The way she paints is ‘joyfully chaotic’. Working in layers and fluid movements, moments of clarity and interruptions within the details often reveal forgotten feelings as she reconstructs specific moments and encapsulates the sensations tethered to them. Tam’s work questions present realities through reimagined emotional landscapes from the past. It revolves around the fragility and intangibility of memories, and the desire to preserve them. There is resistance to attaching concrete meaning in her work with a focus on accepting the fluidity of fragmented and reconstructed memories, moments, and stories that demand to be felt.
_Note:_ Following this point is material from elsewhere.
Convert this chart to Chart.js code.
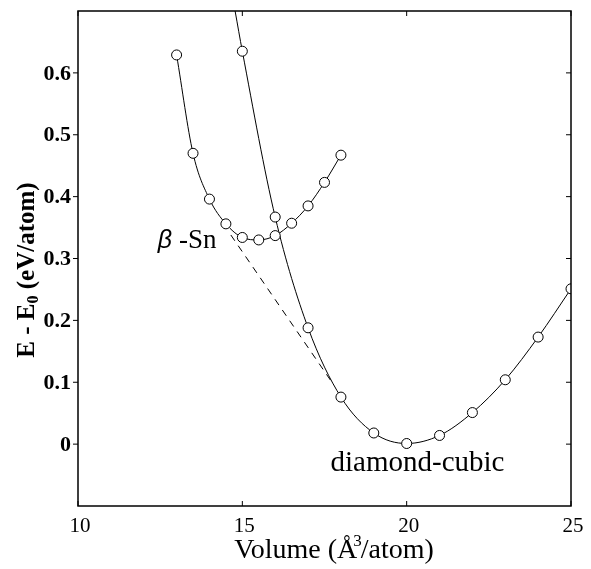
<!DOCTYPE html>
<html>
<head>
<meta charset="utf-8">
<script src="https://cdn.jsdelivr.net/npm/chart.js@4.4.0/dist/chart.umd.min.js"></script>
<style>
  html, body { margin: 0; padding: 0; background: #fff; }
</style>
</head>
<body>
<canvas id="eos" width="591" height="569"></canvas>
<script>
// β-Sn points (volume, energy)
const betaV = [13, 13.5, 14, 14.5, 15, 15.5, 16, 16.5, 17, 17.5, 18];
const betaE = [0.629, 0.470, 0.396, 0.356, 0.334, 0.330, 0.337, 0.357, 0.385, 0.423, 0.467];

// diamond-cubic points
const diaV = [15, 16, 17, 18, 19, 20, 21, 22, 23, 24, 25];
const diaE = [0.635, 0.367, 0.188, 0.076, 0.018, 0.001, 0.014, 0.051, 0.104, 0.173, 0.251];

// where the diamond fit leaves the top of the frame
const diaTopV = [14.78];
const diaTopE = [0.70];

// common tangent (dashed)
const tanV = [14.65, 17.7];
const tanE = [0.338, 0.102];

const xTicks = [10, 15, 20, 25];
const yTicks = [0, 0.1, 0.2, 0.3, 0.4, 0.5, 0.6];
const yTickLabels = ['0', '0.1', '0.2', '0.3', '0.4', '0.5', '0.6'];

const pts = (xs, ys) => xs.map((x, i) => ({ x: x, y: ys[i] }));

const serif = '"Liberation Serif", "DejaVu Serif", serif';

const framePlugin = {
    id: 'frame',
    afterDraw(chart) {
        const ctx = chart.ctx;
        const a = chart.chartArea;
        const xs = chart.scales.x, ys = chart.scales.y;
        ctx.save();
        ctx.strokeStyle = '#000';
        ctx.lineWidth = 1.5;
        ctx.strokeRect(a.left, a.top, a.right - a.left, a.bottom - a.top);

        // ticks
        ctx.lineWidth = 1;
        ctx.beginPath();
        xTicks.forEach(v => {
            const px = xs.getPixelForValue(v);
            ctx.moveTo(px, a.bottom); ctx.lineTo(px, a.bottom - 5);
            ctx.moveTo(px, a.top); ctx.lineTo(px, a.top + 5);
        });
        yTicks.forEach(v => {
            const py = ys.getPixelForValue(v);
            ctx.moveTo(a.left - 5, py); ctx.lineTo(a.left, py);
            ctx.moveTo(a.right, py); ctx.lineTo(a.right - 5, py);
        });
        ctx.stroke();

        // tick labels
        ctx.fillStyle = '#000';
        ctx.font = 'bold 22px ' + serif;
        ctx.textAlign = 'right';
        ctx.textBaseline = 'middle';
        yTicks.forEach((v, i) => {
            ctx.fillText(yTickLabels[i], a.left - 7, ys.getPixelForValue(v) + 1);
        });
        ctx.font = '21px ' + serif;
        ctx.textAlign = 'center';
        ctx.textBaseline = 'top';
        xTicks.forEach(v => {
            ctx.fillText(String(v), xs.getPixelForValue(v) + 2, a.bottom + 10);
        });

        // x title: Volume (Å³/atom)
        ctx.textBaseline = 'alphabetic';
        ctx.textAlign = 'left';
        const big = '28px ' + serif, sup = '17px ' + serif;
        const p1 = 'Volume (Å', p3 = '/atom)';
        ctx.font = big;
        const w1 = ctx.measureText(p1).width, w3 = ctx.measureText(p3).width;
        ctx.font = sup;
        const w2 = ctx.measureText('3').width;
        let x0 = 334 - (w1 + w2 - 5 + w3) / 2;
        const by = 558;
        ctx.font = big; ctx.fillText(p1, x0, by);
        ctx.font = sup; ctx.fillText('3', x0 + w1 - 4, by - 12);
        ctx.font = big; ctx.fillText(p3, x0 + w1 + w2 - 5, by);

        // y title: E - E0 (eV/atom)
        ctx.save();
        ctx.translate(34, 270);
        ctx.rotate(-Math.PI / 2);
        const yb = 'bold 25px ' + serif, ys0 = 'bold 16px ' + serif;
        const q1 = 'E - E', q3 = ' (eV/atom)';
        ctx.font = yb;
        const v1 = ctx.measureText(q1).width, v3 = ctx.measureText(q3).width;
        ctx.font = ys0;
        const v2 = ctx.measureText('0').width;
        let s0 = -(v1 + v2 + v3) / 2;
        ctx.font = yb; ctx.fillText(q1, s0, 0);
        ctx.font = ys0; ctx.fillText('0', s0 + v1, 4);
        ctx.font = yb; ctx.fillText(q3, s0 + v1 + v2, 0);
        ctx.restore();

        // phase labels
        let lx = xs.getPixelForValue(12.43), ly = ys.getPixelForValue(0.317);
        ctx.font = 'italic 25px "Liberation Sans", Arial, sans-serif';
        ctx.fillText('β', lx, ly);
        const bw = ctx.measureText('β').width;
        ctx.font = '27px ' + serif;
        ctx.fillText(' -Sn', lx + bw, ly);

        ctx.font = '29px ' + serif;
        ctx.textAlign = 'center';
        ctx.fillText('diamond-cubic', xs.getPixelForValue(20.33), ys.getPixelForValue(-0.0435));
        ctx.restore();
    }
};

const lineStyle = {
    showLine: true,
    borderColor: '#000',
    borderWidth: 1,
    pointRadius: 0,
    cubicInterpolationMode: 'monotone',
    order: 2
};
const markStyle = {
    showLine: false,
    pointRadius: 5,
    pointBorderWidth: 1,
    pointBorderColor: '#000',
    pointBackgroundColor: '#fff',
    order: 1
};

new Chart(document.getElementById('eos'), {
    type: 'scatter',
    data: {
        datasets: [
            Object.assign({ label: 'β-Sn fit', data: pts(betaV, betaE) }, lineStyle),
            Object.assign({ label: 'diamond fit', data: pts(diaTopV.concat(diaV), diaTopE.concat(diaE)) }, lineStyle),
            {
                label: 'tangent',
                data: pts(tanV, tanE),
                showLine: true,
                borderColor: '#000',
                borderWidth: 1,
                borderDash: [7, 6],
                pointRadius: 0,
                order: 3
            },
            Object.assign({ label: 'β-Sn', data: pts(betaV, betaE) }, markStyle),
            Object.assign({ label: 'diamond-cubic', data: pts(diaV, diaE) }, markStyle)
        ]
    },
    options: {
        responsive: false,
        animation: false,
        layout: { padding: { left: 78, right: 20, top: 11, bottom: 63 } },
        scales: {
            x: { type: 'linear', min: 10, max: 25, display: false },
            y: { type: 'linear', min: -0.1, max: 0.7, display: false }
        },
        plugins: {
            legend: { display: false },
            tooltip: { enabled: false }
        }
    },
    plugins: [framePlugin]
});
</script>
</body>
</html>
Heiyi Tam (b.1998, Hong Kong) lives and works in London. Her work is inspired by the fallibility of memories and the ephemerality of everyday moments. She explores sensorial qualities of specific moments such as the bursts of sweetness from strawberries or the smell and textures of freshly cut grass. She recently graduated in MA Art and Science from Central Saint Martins, University of the Arts London (2021-2023) with First Class Honours. She also recently received The Other Art Fair: New Futures Award 2023, was shortlisted for the Tension Graduate Prize 2023 and was longlisted for the Jackson’s Painting Prize 2023. In 2022, she was the runner-up in the Tiepolo Blue Art Competition, judged by artist Maggi Hambling CBE. She was also awarded the fourth prize in the Landmark Art Prize after being shortlisted in the Top 50.